At Adeia, we believe the next phase of AI growth will require a fundamental architectural rethink — a new foundation that:
- Sustains exponential improvement
- Remains compatible with existing software stacks and developer workflows
- Breaks the linear relationship between performance and cost
This shift must go beyond brute-force transistor scaling. It will depend on:
- Hardware-algorithm co-design, not just faster chips
- Innovation at the intersection of compute, memory, and model efficiency
- Hybrid learning methods that change how models represent knowledge and reason, not just how many parameters they have
In search of a new AI foundation
So what could that new foundation look like? Across the research community, several promising directions are emerging for post-transformer AI architectures:
- Neuromorphic and event-driven computing
- Mimic aspects of biological systems
- Offer orders-of-magnitude energy savings for certain workloads
- Hybrid symbolic–neural architectures
- Integrate logical reasoning with deep learning’s pattern recognition
- Combine the strengths of symbolic AI and connectionist approaches
- World and physics-based foundation models
- Grounded in sensor data, simulation, and digital twin environments
These are not incremental changes, and this list is not comprehensive. Each represents a potential leap — and the race is on to discover which of these approaches (or which combination) or a totally asymmetric and fundamentally different novel architecture will define the next era of AI.

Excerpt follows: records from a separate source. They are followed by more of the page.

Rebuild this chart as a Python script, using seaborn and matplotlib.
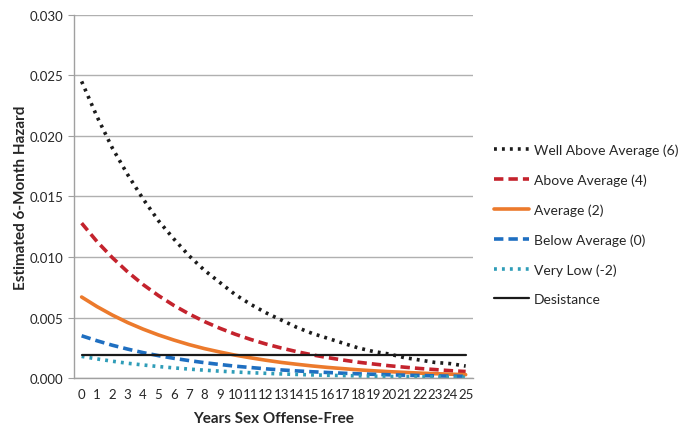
import pandas as pd
import numpy as np
import matplotlib
matplotlib.use("Agg")
import matplotlib.pyplot as plt
import seaborn as sns

# values, one per year offense-free
years = list(range(26))
well_above = [.0245, .0216, .0190, .0168, .0148, .0130, .0115, .0101, .0089, .0079,
              .0069, .0061, .0054, .0048, .0042, .0037, .0033, .0029, .0025, .0022,
              .0020, .0017, .0015, .0013, .0012, .0010]
above = [.0128, .01128, .00995, .00877, .00773, .00682, .00601, .00530, .00467, .00412,
         .00363, .00320, .00282, .00249, .00219, .00193, .00170, .00150, .00132, .00117,
         .00103, .00091, .00080, .00071, .00062, .00055]
average = [.0067, .00591, .00521, .00459, .00405, .00357, .00315, .00277, .00244, .00216,
           .00190, .00168, .00148, .00130, .00115, .00101, .00089, .00079, .00069, .00061,
           .00054, .00048, .00042, .00037, .00033, .00029]
below = [.0035, .00309, .00272, .00240, .00211, .00186, .00164, .00145, .00128, .00113,
         .00099, .00088, .00077, .00068, .00060, .00053, .00047, .00041, .00036, .00032,
         .00028, .00025, .00022, .00019, .00017, .00015]
very_low = [.0018, .00159, .00140, .00123, .00109, .00096, .00085, .00075, .00066, .00058,
            .00051, .00045, .00040, .00035, .00031, .00027, .00024, .00021, .00019, .00016,
            .00014, .00013, .00011, .00010, .00009, .00008]
desistance = [.0019] * 26

series_names = ["Well Above Average (6)", "Above Average (4)", "Average (2)",
                "Below Average (0)", "Very Low (-2)", "Desistance"]
series_vals = [well_above, above, average, below, very_low, desistance]

# line styles per series
styles = {
    "Well Above Average (6)": dict(color="#1c1c1c", ls=(0, (0.8, 1.4)), lw=2.6),
    "Above Average (4)": dict(color="#c4232d", ls=(0, (2.6, 1.4)), lw=2.6),
    "Average (2)": dict(color="#ec7a2c", ls="-", lw=2.6),
    "Below Average (0)": dict(color="#1f6fc1", ls=(0, (2.6, 1.4)), lw=2.6),
    "Very Low (-2)": dict(color="#2f9db8", ls=(0, (0.8, 1.4)), lw=2.6),
    "Desistance": dict(color="#1a1a1a", ls="-", lw=1.6),
}

df = pd.DataFrame({
    "Year": years * len(series_names),
    "Hazard": sum(series_vals, []),
    "Group": np.repeat(series_names, len(years)),
})

sns.set_style("white")
plt.rcParams["font.family"] = ["Lato", "DejaVu Sans"]

fig = plt.figure(figsize=(6.91, 4.27), dpi=100)
ax = fig.add_axes([0.107, 0.112, 0.578, 0.851])

for name in series_names:
    st = styles[name]
    sub = df[df["Group"] == name]
    sns.lineplot(data=sub, x="Year", y="Hazard", ax=ax, color=st["color"],
                 linestyle=st["ls"], linewidth=st["lw"], label=name)

ax.set_xlim(-0.5, 25.5)
ax.set_ylim(0, 0.030)
ax.set_yticks(np.arange(0, 0.0301, 0.005))
ax.set_yticklabels([f"{v:.3f}" for v in np.arange(0, 0.0301, 0.005)], fontsize=9.5)
ax.set_xticks(years)
ax.set_xticklabels([str(y) for y in years], fontsize=9.5)
ax.set_xticks(np.arange(-0.5, 26, 1), minor=True)
ax.tick_params(axis="x", which="major", length=0, pad=7)
ax.tick_params(axis="x", which="minor", length=4, color="#a0a0a0", direction="out")
ax.tick_params(axis="y", length=4, color="#a0a0a0", direction="out", left=True)
ax.grid(axis="y", color="#b0b0b0", lw=1)
ax.set_axisbelow(True)
for s in ["top", "right"]:
    ax.spines[s].set_visible(False)
for s in ["left", "bottom"]:
    ax.spines[s].set_color("#a0a0a0")
    ax.spines[s].set_linewidth(1)

ax.set_xlabel("Years Sex Offense-Free", fontsize=11, fontweight="bold", labelpad=8)
ax.set_ylabel("Estimated 6-Month Hazard", fontsize=11, fontweight="bold", labelpad=1)

ax.legend(loc="upper left", bbox_to_anchor=(1.02, 0.68), frameon=False,
          fontsize=10, handlelength=2.5, handletextpad=0.4, labelspacing=1.25)

plt.savefig("out.png", dpi=100)
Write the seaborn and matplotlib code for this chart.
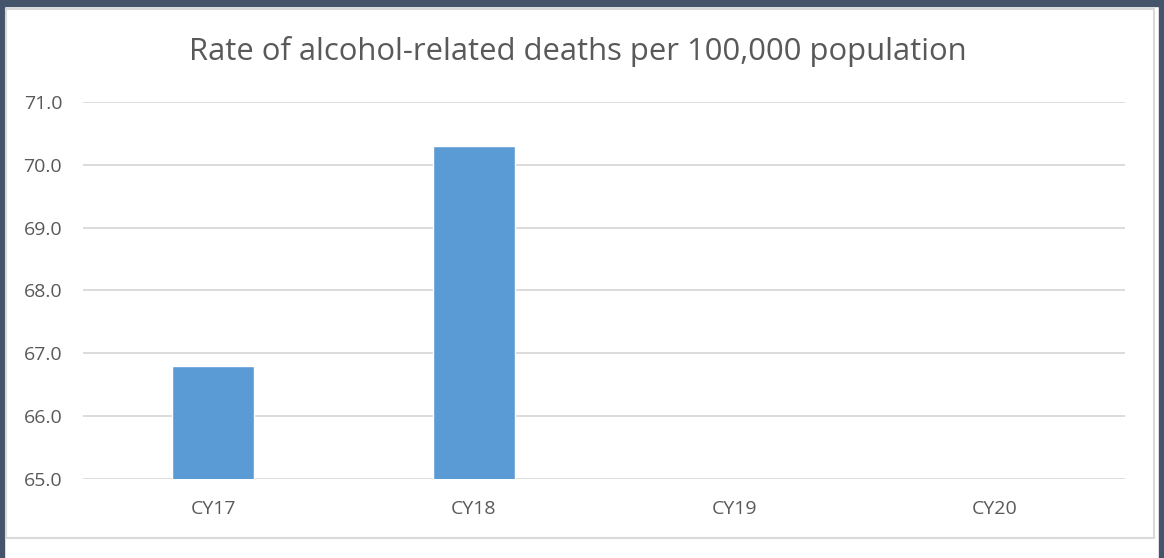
import numpy as np
import pandas as pd
import matplotlib
matplotlib.use("Agg")
import matplotlib.pyplot as plt
import seaborn as sns
from matplotlib.patches import Rectangle

# data
years = ["CY17", "CY18", "CY19", "CY20"]
rates = [66.8, 70.3, np.nan, np.nan]
y_ticks = [65.0, 66.0, 67.0, 68.0, 69.0, 70.0, 71.0]

df = pd.DataFrame({"year": years, "rate": rates})

sns.set_style("white")
plt.rcParams["font.family"] = ["Open Sans", "DejaVu Sans"]

text_col = "#595959"
grid_col = "#d9d9d9"

fig = plt.figure(figsize=(11.64, 5.58), dpi=100)
ax = fig.add_axes([0.0713, 0.1416, 0.8952, 0.6756])

sns.barplot(data=df, x="year", y="rate", order=years, color="#5B9BD5",
            saturation=1, width=0.315, ax=ax, zorder=3)

ax.set_ylim(65, 71)
ax.set_xlim(-0.5, 3.5)
ax.set_yticks(y_ticks)
ax.set_yticklabels([f"{t:.1f}" for t in y_ticks])
ax.yaxis.grid(True, color=grid_col, linewidth=1.3, zorder=0)
ax.set_axisbelow(True)
for s in ax.spines.values():
    s.set_visible(False)
ax.tick_params(axis="both", length=0, labelsize=14, colors=text_col)
ax.tick_params(axis="y", pad=15)
ax.tick_params(axis="x", pad=15)
ax.set_xlabel("")
ax.set_ylabel("")

fig.text(0.496, 0.908, "Rate of alcohol-related deaths per 100,000 population",
         ha="center", va="center", fontsize=22.3, color=text_col)

# outer dark frame and inner chart border
frame = "#44546A"
fig.patches.append(Rectangle((0, 1 - 6 / 558), 1, 6 / 558, transform=fig.transFigure,
                             color=frame, zorder=0))
fig.patches.append(Rectangle((0, 0), 4 / 1164, 1, transform=fig.transFigure,
                             color=frame, zorder=0))
fig.patches.append(Rectangle((1 - 5 / 1164, 0), 5 / 1164, 1, transform=fig.transFigure,
                             color=frame, zorder=0))
fig.patches.append(Rectangle((6 / 1164, 1 - 538 / 558), 1148 / 1164, 529 / 558,
                             transform=fig.transFigure, fill=False,
                             edgecolor="#d9d9d9", linewidth=1.5, zorder=0))

fig.savefig("out.png", dpi=100)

Adeia’s perspective: where scaling laws stall, invention begins
At Adeia, we focus on moments when industries meet architectural walls. Whether in semiconductors, media, connectivity, or AI infrastructure, our work begins where traditional scaling laws stall. We look for the invention that unlocks the next exponential curve.
We believe the future of AI will depend not only on capital and compute, but on creativity in architecture:
- New ways to represent knowledge
- New models that can reason about the physical world, not just text
- New bridges between hardware and software innovation
That is why Adeia continues to engage directly with the global research ecosystem. We recently attended NeurIPS 2025 in early December to exchange ideas, meet fellow inventors and collaborators, and explore what comes after the transformer — in AI models, in compute architectures, and in the broader infrastructure stack that will support them.
The next decade of AI starts with invention
The world has effectively staked trillions of dollars on the assumption that today’s AI architecture will keep scaling. History suggests otherwise. Each generation of technology eventually encounters limits — physical, economic, or conceptual — that demand a new approach.
As AI approaches that boundary, the challenge is clear:
- We must invent beyond the transformer, beyond brute-force scaling, and toward architectures that combine efficiency, multimodality, and real-world reasoning.
- We must align AI models, semiconductor design, memory architectures, and networking in a coherent, co-designed hardware and software stack.
Adeia has always thrived at these turning points. As CTO, I see this moment as an opportunity — not a ceiling. We are ready once again to help reimagine the structures that will power the next decade of intelligent systems and to partner with other industry innovators.
Adeia attended NeurIPS 2025 last week, and we enjoyed seeing old colleagues and meeting new folks in the space.